Rechterzijde en achterzijde uitgelijnd ten opzichte van de kolenbunkers.

De voorzichtigehid van puntsolderen bleek een juiste benadering. Ziet u het probleem? De kolenbunker zijn exact haaks en zijn 100% uitgelijnd met de achterrand van de omloopplaat. Desondanks lijnen ze niet netjes op met de deur in de achterzijde van het machinistenhuis.

 

Ik nam de kolenbunkers weer af en verwijderde ongeveer 0,5 mm van de achterpanelen zodat ze iets verder uit het midden kwamen te zitten.

Daarna werd het geheel weer opgebouwd met puntsolderen.
En opnieuw werd het grondig nagekeken.
En ja, nu waren de kolenbunkers wel netjes uitgelijnd. Ik puntsoldeerde de zijwanden vast. Ik controleerde het parallel lopen van de zijkanten. Ze lopen vanaf de deur 0,07 mm naar elkaar toe. Daar was ik tevreden over.

Nu komt dan eindelijk het moment waarop ketel en de voorzijde van het machinistenhuis samen op hun plaats in de ketelbrug werden geschoven. Ook nu werd de voorplaat gepuntsoldeerd. De ketel bleef vooralsnog even los in de ketelbrug zitten.

Ik nam de tijd om de ketelbrug van alle kanten te bekijken, ten eerste om er gewoon van te genieten en ten tweede om nog maar eens te controleren of er iets niet klopte.

Het machinistenhuis werd nagemeten op haaksheid in elke richting. Ik kon geen afwijkingen van betekenis vinden.

 

Ik puntsoldeerde nu de ketel tegen de bovenzijde van de opening in de voorzijde van het machinistenhuis. Daarna volgde een laatste controle van de ketel voor alle naden gesoldeerd konden worden.
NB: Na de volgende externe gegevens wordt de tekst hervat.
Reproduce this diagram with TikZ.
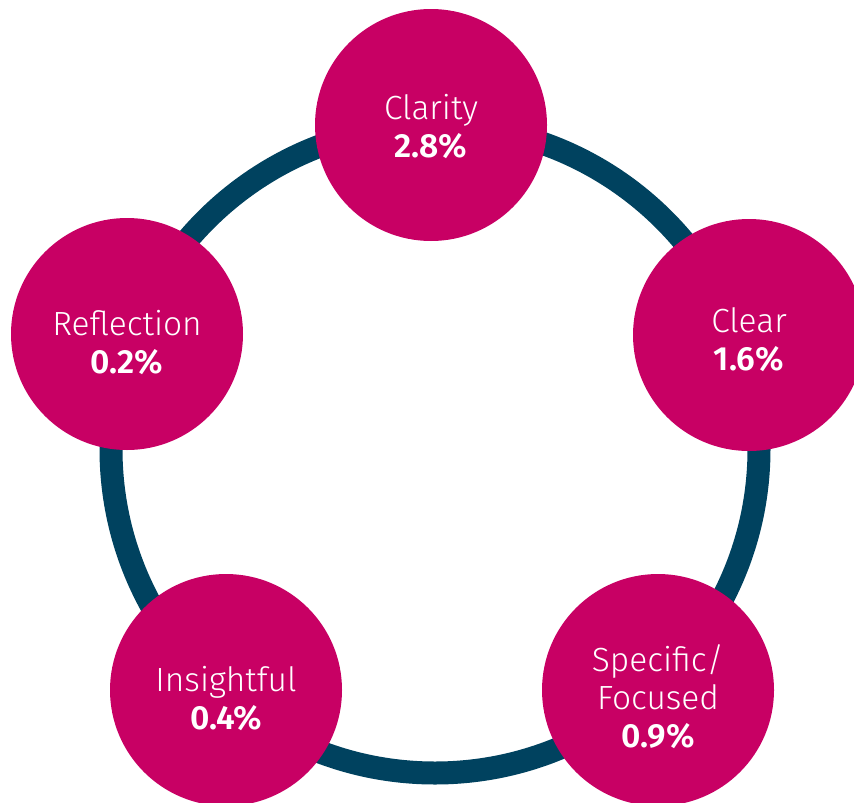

De ketel zat volmaakt waterpas op exact de juiste hoogte ten opzichte van de omloopplaat.

Eind goed al goed.

Nu werden alle naden dicht gesoldeerd waarbij ik het opbouwen van te veel warmte vermeed om kromtrekken te voorkomen.

Daarmee komt de hoofdconstructie van de ketelbrug tot een einde. Nu moet het aanbrengen van de vele details volgen. Voor de vastlegging volgen twee statieportretten.

De schoorsteen en de dom staan er losjes op. Het dak is nog los omdat ik later een volledig gedetailleerd ketelfront wil plaatsen. De bovendeksels van de kolenbunkers liggen ook nog los om later lood te kunnen plaatsen om de lok zwaarder te maken.